For projections, AR6 is carefully hedged, stating with medium confidence that for future changes in overall ETC intensity, “in the future, these changes will be small,” but their location and tracks may also change, along with other nuances.

The AR6 also evaluates time-of-emergence for ETC wind extremes. Time of emergence is the point at which a change in a particular weather or climate variable over decades or longer becomes large enough relative to climate variability to be robustly detectable in observations.

For extratropical cyclone wind speeds, AR6 concludes that this threshold has not yet been crossed, and does not expect it to be crossed any time soon (the strongest claim the IPCC makes is with medium confidence, i.e., 50-50 or “as likely as not”) even under the most extreme and implausible climate scenario available for projections.

In plain language: even if ETCs are becoming more intense, the IPCC AR6 concludes the noise of natural variability will obscure that signal throughout this century.
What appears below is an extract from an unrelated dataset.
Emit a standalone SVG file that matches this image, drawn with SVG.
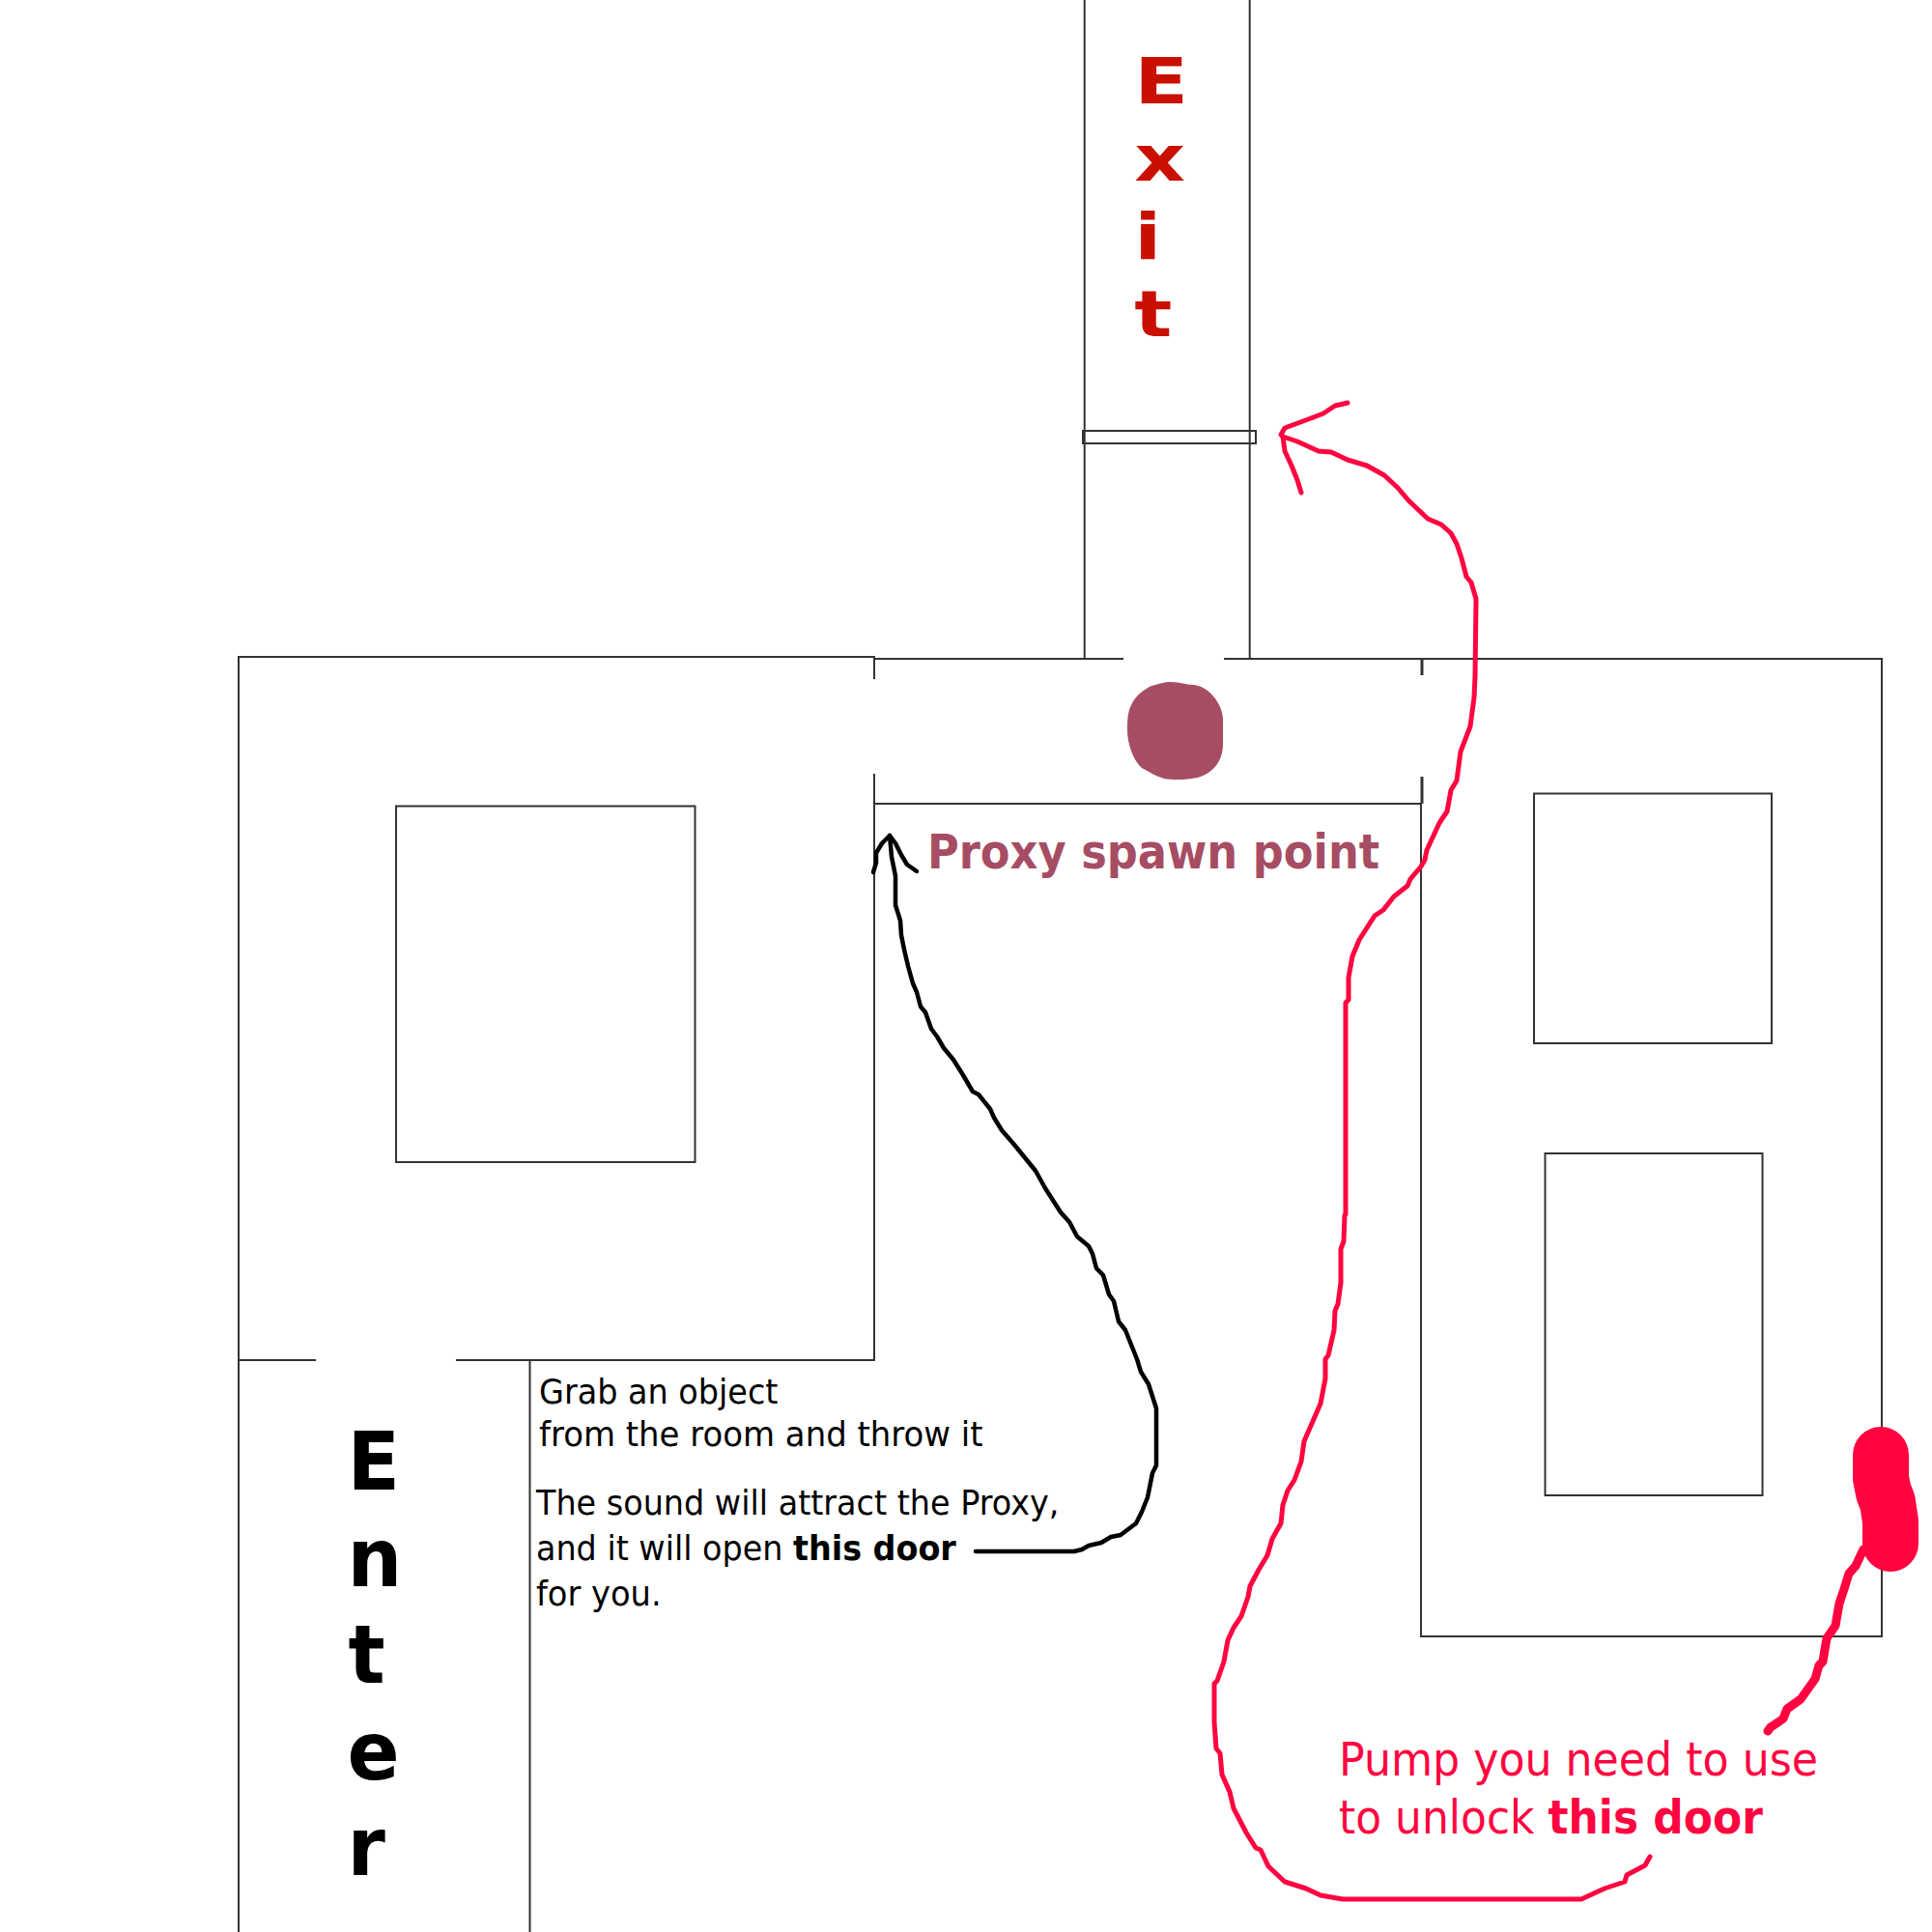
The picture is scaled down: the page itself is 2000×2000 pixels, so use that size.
<svg xmlns="http://www.w3.org/2000/svg" width="2000" height="2000" viewBox="0 0 2000 2000">
<style>
.wall{fill:none;stroke:#333;stroke-width:2}
.tick{fill:none;stroke:#333;stroke-width:3}
.t{font-family:"DejaVu Sans",Verdana,sans-serif;font-size:35px;fill:#000}
.p{font-size:48px;fill:#ff0440}
.b{font-weight:700}
.big{font-family:"DejaVu Sans",Verdana,sans-serif;font-weight:700}
.pen{fill:none;stroke-linecap:round;stroke-linejoin:round}
</style>
<rect width="2000" height="2000" fill="#fff"/>
<g id="walls">
<path class="wall" d="M247 2000V680H905V703M905 801V1408H472M327 1408H247M548.500 1408V2000"/>
<path class="wall" d="M905 682H1163M1267 682H1948V1694H1471V832H905"/>
<path class="wall" d="M1122.700 0V682M1293.700 0V682"/>
<path class="tick" d="M1472 681V699M1472 804V832"/>
</g>
<g id="door"><rect class="wall" x="1121" y="446" width="179" height="13"/></g>
<g id="room-left"><rect class="wall" x="410" y="834.500" width="309.500" height="368.500"/></g>
<g id="room-right-top"><rect class="wall" x="1588" y="821.500" width="246" height="258.500"/></g>
<g id="room-right-bottom"><rect class="wall" x="1599.500" y="1194" width="225" height="354"/></g>
<g id="proxy-spawn">
<path fill="#a64d64" d="M1212 706C1222 706 1228 709 1236 709C1250 710 1266 728 1266 745L1266 770C1266 788 1256 800 1240 805C1230 807 1216 808 1205 806C1195 803 1188 798 1182 795C1174 788 1167 772 1167 755C1167 742 1168 735 1172 728C1176 720 1184 714 1192 710C1200 708 1205 706 1212 706Z"/>
<text id="proxy-label" class="big" transform="translate(960 899) scale(.895 1)" font-size="50" fill="#a64d64">Proxy spawn point</text>
</g>
<g id="exit"><text class="big" fill="#c91000" font-size="66" transform="scale(1.24 1)"><tspan x="947" y="107">E</tspan><tspan x="947" y="187">x</tspan><tspan x="947" y="268">i</tspan><tspan x="947" y="348">t</tspan></text></g>
<g id="enter"><text class="big" fill="#000" font-size="84" transform="scale(.95 1)"><tspan x="378.500" y="1542">E</tspan><tspan x="378.500" y="1642">n</tspan><tspan x="379.500" y="1742">t</tspan><tspan x="378.500" y="1842">e</tspan><tspan x="378.500" y="1941">r</tspan></text></g>
<g id="instructions">
<text class="t" transform="translate(558 1453) scale(.956 1)">Grab an object</text>
<text class="t" transform="translate(558 1497) scale(.97 1)">from the room and throw it</text>
<text class="t" transform="translate(555 1568) scale(.955 1)">The sound will attract the Proxy,</text>
<text class="t" transform="translate(555 1615) scale(.954 1)">and it will open <tspan class="b">this door</tspan></text>
<text class="t" transform="translate(555 1662) scale(.963 1)">for you.</text>
</g>
<g id="pump">
<path class="pen" stroke="#ff0440" stroke-width="58" d="M1947 1506V1530L1950 1545L1954 1555L1957 1575V1598"/>
<text class="t p" transform="translate(1386 1838) scale(.922 1)">Pump you need to use</text>
<text class="t p" transform="translate(1386 1898) scale(.916 1)">to unlock <tspan class="b">this door</tspan></text>
</g>
<g id="connectors">
<path class="pen" stroke="#000" stroke-width="4.500" d="M1010 1606H1112L1120 1604L1127 1600L1140 1597L1150 1591L1160 1589L1176 1577L1182 1565L1188 1550L1193 1525L1197 1517V1458L1189 1433L1181 1420L1177 1407L1165 1377L1158 1368L1153 1347L1148 1340L1142 1320L1135 1313L1131 1298L1127 1290L1115 1280L1107 1265L1098 1255L1082 1230L1072 1212L1050 1185L1037 1170L1029 1157L1025 1148L1013 1133L1007 1130L997 1113L987 1097L977 1085L970 1073L964 1065L958 1048L953 1042L949 1027L945 1018L940 1000L936 983L933 968L932 953L927 937V907L923 887L921 865"/>
<path class="pen" stroke="#000" stroke-width="4.500" d="M904 903L907 893V883L913 873L921 865L927 873L933 885L939 895L949 902"/>
<path class="pen" stroke="#ff0440" stroke-width="5" d="M1708 1922L1703 1931L1684 1941L1682 1948L1661 1955L1637 1966H1390L1367 1962L1352 1955L1330 1948L1313 1932L1305 1915L1300 1913L1290 1897L1277 1872L1273 1855L1265 1837L1263 1815L1259 1810L1257 1783V1743L1260 1740L1267 1720L1271 1698L1277 1685L1285 1673L1292 1653L1294 1642L1303 1625L1312 1610L1317 1593L1326 1577L1328 1558L1333 1543L1340 1532L1347 1513L1350 1492L1367 1453L1372 1427V1407L1375 1403L1381 1377L1382 1357L1385 1350L1388 1328V1293L1391 1285L1392 1258L1393 1257V1038L1396 1035V1012L1400 990L1407 973L1423 948L1432 942L1443 928L1457 917L1460 910L1471 897L1475 890L1477 880L1490 852L1498 840L1502 818L1508 808L1512 778L1517 765L1522 752L1526 722L1527 700L1528 620L1523 603L1518 597L1513 578L1508 563L1502 552L1492 543L1478 537L1458 518L1447 505L1433 492L1415 482L1395 476L1378 468L1365 467L1343 457L1328 452"/>
<path class="pen" stroke="#ff0440" stroke-width="5" d="M1395 417L1382 420L1370 428L1357 433L1330 443L1326 450L1328 452L1330 467L1337 482L1343 497L1347 510"/>
<path class="pen" stroke="#ff0440" stroke-width="9" d="M1929 1604L1921 1621L1914 1629L1909 1645L1904 1660L1900 1683L1891 1696L1887 1720L1883 1724L1879 1738L1864 1759L1850 1769L1846 1779L1842 1782L1833 1788L1830 1792"/>
</g>
</svg>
Logically, that means that the IPCC expects any such signal to be small in the context of variability, and not detectible in 2026.
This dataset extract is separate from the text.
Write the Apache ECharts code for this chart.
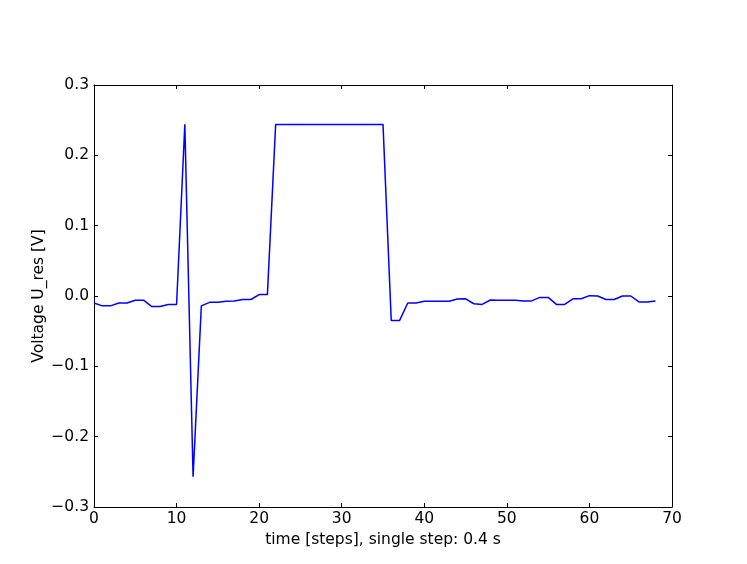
<!DOCTYPE html>
<html>
<head>
<meta charset="utf-8">
<script src="https://cdn.jsdelivr.net/npm/echarts@6/dist/echarts.min.js"></script>
<style>
  html, body { margin: 0; padding: 0; background: #fff; }
  #chart { width: 747px; height: 564px; }
</style>
</head>
<body>
<div id="chart"></div>
<script>
// time steps 0..68
const steps = [];
for (let i = 0; i <= 68; i++) steps.push(i);

// residual voltage
const uRes = [
  -0.010, -0.014, -0.014, -0.010, -0.010, -0.006, -0.006, -0.015, -0.015, -0.012,
  -0.012, 0.244, -0.257, -0.014, -0.009, -0.009, -0.0075, -0.007, -0.005, -0.005,
  0.002, 0.002, 0.244, 0.244, 0.244, 0.244, 0.244, 0.244, 0.244, 0.244,
  0.244, 0.244, 0.244, 0.244, 0.244, 0.244, -0.035, -0.035, -0.010, -0.010,
  -0.0076, -0.0076, -0.0076, -0.0075, -0.0043, -0.004, -0.011, -0.012, -0.0057, -0.006,
  -0.006, -0.006, -0.007, -0.007, -0.002, -0.002, -0.012, -0.012, -0.004, -0.004,
  0.0005, 0.000, -0.005, -0.005, 0.000, 0.000, -0.0085, -0.0085, -0.007
];

const font = 'DejaVu Sans';
const fs = 15.5;
// fresh objects per axis so echarts doesn't share them
const tick = () => ({ show: true, inside: true, length: 4, lineStyle: { color: '#000', width: 1 } });
const line = () => ({ show: true, onZero: false, lineStyle: { color: '#000', width: 1 } });

const chart = echarts.init(document.getElementById('chart'));
chart.setOption({
  animation: false,
  grid: { left: 94, right: 75, top: 85, bottom: 57, show: false },
  xAxis: [
    {
      type: 'value', min: 0, max: 70, interval: 10,
      name: 'time [steps], single step: 0.4 s',
      nameLocation: 'middle', nameGap: 25, nameMoveOverlap: false,
      nameTextStyle: { fontFamily: font, fontSize: fs, color: '#000' },
      axisLine: line(),
      axisTick: tick(),
      splitLine: { show: false },
      axisLabel: { fontFamily: font, fontSize: fs, color: '#000', margin: 4 }
    },
    {
      type: 'value', min: 0, max: 70, interval: 10, position: 'top',
      axisLine: line(),
      axisTick: tick(),
      splitLine: { show: false },
      axisLabel: { show: false }
    }
  ],
  yAxis: [
    {
      type: 'value', min: -0.3, max: 0.3, interval: 0.1,
      name: 'Voltage U_res [V]',
      nameLocation: 'middle', nameGap: 47, nameRotate: 90, nameMoveOverlap: false,
      nameTextStyle: { fontFamily: font, fontSize: fs, color: '#000' },
      axisLine: line(),
      axisTick: tick(),
      splitLine: { show: false },
      axisLabel: {
        fontFamily: font, fontSize: fs, color: '#000', margin: 5,
        formatter: v => v.toFixed(1).replace('-', '\u2212')
      }
    },
    {
      type: 'value', min: -0.3, max: 0.3, interval: 0.1, position: 'right',
      axisLine: line(),
      axisTick: tick(),
      splitLine: { show: false },
      axisLabel: { show: false }
    }
  ],
  series: [
    {
      type: 'line',
      data: steps.map((s, i) => [s, uRes[i]]),
      showSymbol: false,
      lineStyle: { color: '#0000ff', width: 1.5 },
      itemStyle: { color: '#0000ff' }
    }
  ]
});
</script>
</body>
</html>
To complete this discussion, I’ll review what would be needed for a robust detection claim:

The detected signal must be distinguishable from internal variability. The satellite-era trend in ETC intensity is small relative to year-to-year variability, even over that 46-year period — Hence the low statistical significance.3 Large-scale climate modes operating on decadal timescales — such as the North Atlantic Oscillation, Atlantic Multidecadal Oscillation, and Pacific Decadal Oscillation — produce changes in extratropical storm activity that are distinct from long-term forcing. The 46-year satellite record is short compared to these modes, making it difficult to distinguish a forced trend from internal variability.
Any detected signal must be robust across methods and datasets. Chen et al.’s supplementary material shows that the result is sensitive to start date (e.g., near-null from 1950, as shown above), to statistical method (e.g., the sensitivity analysis in the Chen et al. supplementary material indicates that Mann-Kendall significance concentrates in the 62nd–85th percentile, not the extreme tail), and to storm radius choice.4 The paper uses no independent reanalysis — JRA-55, MERRA-2, or the 20th Century Reanalysis — to assess the robustness of the findings, which are based solely on ERA5.
For attribution claims, any detected signal must be consistent with model-based attribution. The paper offers a hypothesized physical mechanism for intensifying nor’easters (warming Atlantic sea surface temperatures feeding nor’easter intensification) but provides no model-based attribution analysis. The data presented and statistical analysis are not suggestive that any such attribution analysis is even appropriate. Attribution claims of Chen et al. are entirely speculative.

Taken together, these factors would, in my view, lead to a low confidence finding by IPCC standards. That is very different from “our study demonstrates that this [trend in intensity] can now be seen in the observations.”

From Research to Spin

Chen et al. does not discuss that the results are sensitive to start-date choice, that the satellite-era robustness check concentrates significance in the middle of the distribution rather than the extreme tail, or that the analysis leaves natural decadal variability and ERA5’s temporal inhomogeneities unaddressed.

Following publication, Mann presents the marginal (at best) findings as a demonstration of established fact, invokes a wind-speed-cubed adjustment to the small findings to generate impressive-sounding numbers related to real-world damage, and omits the contradictory evidence included in the paper’s supplementary material.

Other than that, how was the play Mrs. Lincoln?

The over-hyping of results and shedding of uncertainty and complexity is a pattern we often see in high-profile climate research, and chronicled in detail over the years here at THB. Loose standards of scientific quality may help to generate breathless headlines, but does not serve improved scientific understandings or public confidence in climate science.